Some of my children and grandchildren are divorced. And sometimes their estrangement means I have to choose between them and their ex’s whom I had come to love. Marriage is the hardest challenge we have and when they end nobody outside them can judge either partner because relationships are so complicated and difficult in different ways for different people. So ultimately I have had to choose whom I remain close to and frankly right or wrong, if forced to choose, my family will be my choice. Partly because right or wrong, I am part of why they are who they are. But I never stop caring or praying for those I came to love because they loved my child or grandchild.
The older we are the more people we love and the more we hurt and worry and feel helpless when they are hurting or struggling and lost.
The life, losses, and suffering of Jesus are the blueprint of a life of learning to love and the pain that goes with it.
I cannot imagine how anyone makes it without experiencing and clinging to that Love of God for each and every single one of us fleshed out in Jesus.

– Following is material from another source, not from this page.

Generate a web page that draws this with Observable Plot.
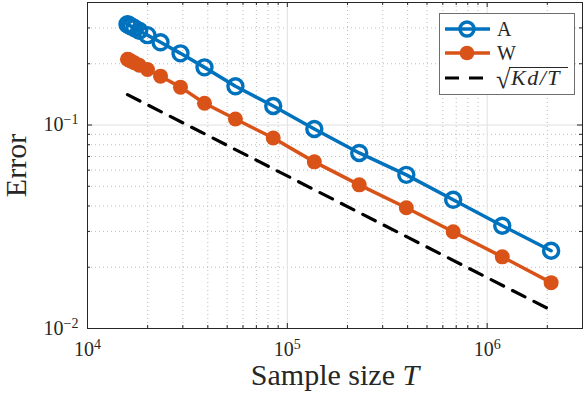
<!DOCTYPE html>
<html><head><meta charset="utf-8">
<script src="https://cdn.jsdelivr.net/npm/d3@7"></script>
<script src="https://cdn.jsdelivr.net/npm/@observablehq/plot@0.6"></script>
<style>html,body{margin:0;padding:0;background:#fff} svg{display:block}</style>
</head><body><div id="chart"></div>
<script>
// Sample sizes T
const T = [15850, 15980, 16200, 16550, 17150, 18150, 19950, 23200, 29200, 38500, 55000, 85000, 136500, 229000, 394000, 676000, 1190000, 2090000];
// Errors, series A (open circles)
const errA = [0.3126, 0.311, 0.309, 0.3053, 0.2995, 0.2905, 0.2765, 0.255, 0.225, 0.192, 0.155, 0.124, 0.0956, 0.0729, 0.0569, 0.0429, 0.0320, 0.0241];
// Errors, series W (filled markers)
const errW = [0.2106, 0.2097, 0.2083, 0.2059, 0.2022, 0.1966, 0.1875, 0.1738, 0.1535, 0.128, 0.107, 0.0863, 0.0659, 0.0508, 0.0392, 0.0299, 0.0225, 0.0168];
// Reference line sqrt(Kd/T)
const refT = [15850, 2090000];
const refErr = [0.141, 0.0123];
// Ticks
const xMajor = [1e4, 1e5, 1e6];
const xMinor = [2e4,3e4,4e4,5e4,6e4,7e4,8e4,9e4,2e5,3e5,4e5,5e5,6e5,7e5,8e5,9e5,2e6,3e6];
const yMajor = [0.01, 0.1];
const yMinor = [0.02,0.03,0.04,0.05,0.06,0.07,0.08,0.09,0.2,0.3,0.4];
const xTickLabels = ["10^4", "10^5", "10^6"];
const yTickLabels = ["10^\u22122", "10^\u22121"];
const seriesNames = ["A", "W"];
const refName = "Kd/T";
const xLabel = "Sample size ";
const xLabelVar = "T";
const yLabel = "Error";

const colA = "#0072BD", colW = "#D95319", axisCol = "#262626";
const dataA = T.map((t, i) => ({T: t, e: errA[i]}));
const dataW = T.map((t, i) => ({T: t, e: errW[i]}));
const dataRef = refT.map((t, i) => ({T: t, e: refErr[i]}));

const svg = Plot.plot({
  width: 586, height: 396,
  marginLeft: 87, marginRight: 4, marginTop: 2, marginBottom: 68,
  x: {type: "log", domain: [1e4, 3e6], axis: null},
  y: {type: "log", domain: [0.01, 0.4], axis: null},
  style: {fontFamily: "'Liberation Serif', serif", background: "#fff", color: axisCol},
  marks: [
    Plot.ruleX(xMinor, {x: d => d, stroke: "#bdbdbd", strokeDasharray: "1,3"}),
    Plot.ruleY(yMinor, {y: d => d, stroke: "#bdbdbd", strokeDasharray: "1,3"}),
    Plot.ruleX(xMajor, {x: d => d, stroke: "#e0e0e0"}),
    Plot.ruleY(yMajor, {y: d => d, stroke: "#e0e0e0"}),
    // inward ticks on all sides
    Plot.tickX(xMajor, {x: d => d, insetTop: 321, stroke: axisCol}),
    Plot.tickX(xMajor, {x: d => d, insetBottom: 321, stroke: axisCol}),
    Plot.tickX(xMinor, {x: d => d, insetTop: 323, stroke: axisCol}),
    Plot.tickX(xMinor, {x: d => d, insetBottom: 323, stroke: axisCol}),
    Plot.tickY(yMajor, {y: d => d, insetRight: 490, stroke: axisCol}),
    Plot.tickY(yMajor, {y: d => d, insetLeft: 490, stroke: axisCol}),
    Plot.tickY(yMinor, {y: d => d, insetRight: 492, stroke: axisCol}),
    Plot.tickY(yMinor, {y: d => d, insetLeft: 492, stroke: axisCol}),
    Plot.frame({stroke: axisCol}),
    // tick labels
    Plot.text(xMajor, {x: d => d, frameAnchor: "bottom", text: (d, i) => xTickLabels[i], textAnchor: "middle", lineAnchor: "top", dy: 13, fontSize: 20, fill: axisCol}),
    Plot.text(yMajor, {y: d => d, frameAnchor: "left", text: (d, i) => yTickLabels[i], textAnchor: "end", lineAnchor: "middle", dx: -9, fontSize: 20, fill: axisCol}),
    // axis labels
    Plot.text([xLabel + xLabelVar], {frameAnchor: "bottom", textAnchor: "middle", lineAnchor: "bottom", dy: 56, fontSize: 30, fill: axisCol}),
    Plot.text([yLabel], {frameAnchor: "left", textAnchor: "middle", rotate: -90, lineAnchor: "bottom", dx: -62, fontSize: 30, fill: axisCol}),
    // data
    Plot.line(dataA, {x: "T", y: "e", stroke: colA, strokeWidth: 3.5}),
    Plot.dot(dataA, {x: "T", y: "e", r: 7.5, stroke: colA, strokeWidth: 3.4, fill: "none"}),
    Plot.line(dataW, {x: "T", y: "e", stroke: colW, strokeWidth: 3.5}),
    Plot.dot(dataW, {x: "T", y: "e", r: 7.5, fill: colW, stroke: "none"}),
    Plot.line(dataRef, {x: "T", y: "e", stroke: "#000", strokeWidth: 3.2, strokeDasharray: "14,10"})
  ]
});

// superscripts in tick labels, italic variable in x label
d3.select(svg).selectAll("text").each(function () {
  const s = this.textContent;
  const t = d3.select(this);
  if (s.includes("^")) {
    const [b, e] = s.split("^");
    t.text(null);
    t.append("tspan").text(b);
    t.append("tspan").attr("dy", -7).attr("font-size", 14).text(e);
  } else if (s === xLabel + xLabelVar) {
    t.text(null);
    t.append("tspan").text(xLabel);
    t.append("tspan").attr("font-style", "italic").text(xLabelVar);
  }
});

// legend
const lg = d3.select(svg).append("g")
  .attr("font-family", "'Liberation Serif', serif")
  .attr("text-anchor", "start")
  .attr("fill", axisCol);
lg.append("rect").attr("x", 439.5).attr("y", 13.5).attr("width", 135).attr("height", 81)
  .attr("fill", "#fff").attr("stroke", "#6e6e6e");
const rows = [29, 53, 78];
lg.append("line").attr("x1", 445).attr("x2", 490).attr("y1", rows[0]).attr("y2", rows[0]).attr("stroke", colA).attr("stroke-width", 3.5);
lg.append("circle").attr("cx", 467).attr("cy", rows[0]).attr("r", 7).attr("fill", "none").attr("stroke", colA).attr("stroke-width", 3.4);
lg.append("line").attr("x1", 445).attr("x2", 490).attr("y1", rows[1]).attr("y2", rows[1]).attr("stroke", colW).attr("stroke-width", 3.5);
lg.append("circle").attr("cx", 467).attr("cy", rows[1]).attr("r", 7.3).attr("fill", colW);
lg.append("line").attr("x1", 445).attr("x2", 490).attr("y1", rows[2]).attr("y2", rows[2]).attr("stroke", "#000").attr("stroke-width", 3.2).attr("stroke-dasharray", "14,10");
lg.append("text").attr("x", 497).attr("y", 36).attr("font-size", 20).text(seriesNames[0]);
lg.append("text").attr("x", 497).attr("y", 60).attr("font-size", 20).text(seriesNames[1]);
lg.append("text").attr("x", 496).attr("y", 88).attr("font-size", 26).text("\u221A");
lg.append("text").attr("x", 511).attr("y", 85).attr("font-size", 22).attr("letter-spacing", 1.5).attr("font-style", "italic").text(refName);
lg.append("line").attr("x1", 509).attr("x2", 568).attr("y1", 67.5).attr("y2", 67.5).attr("stroke", axisCol).attr("stroke-width", 1.2);

document.getElementById("chart").appendChild(svg);
</script>
</body></html>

The words “I am weak, but He is strong.” sum up my life. Sometimes I lose touch with that Love that is the grace to persevere in loving when it’s so painful. But I know it’s there for me to reach out again and hug it close and draw strength even through tears so I can keep caring and loving even when I am helpless to help those I love who are hurting. I KNOW God loves them too, just as much as God loves Jesus!!!!!!!! But I also know the journey is hard and even knowing with all my mind, body and spirit that we are tenderly and unconditionally loved it can seem overwhelming. But I do believe that prayer makes us junior partners with God and no matter how helpless I may feel or be, I can still pray. And though my list is long and I struggle with forgetfulness, God knows who is in my heart and they are always in His.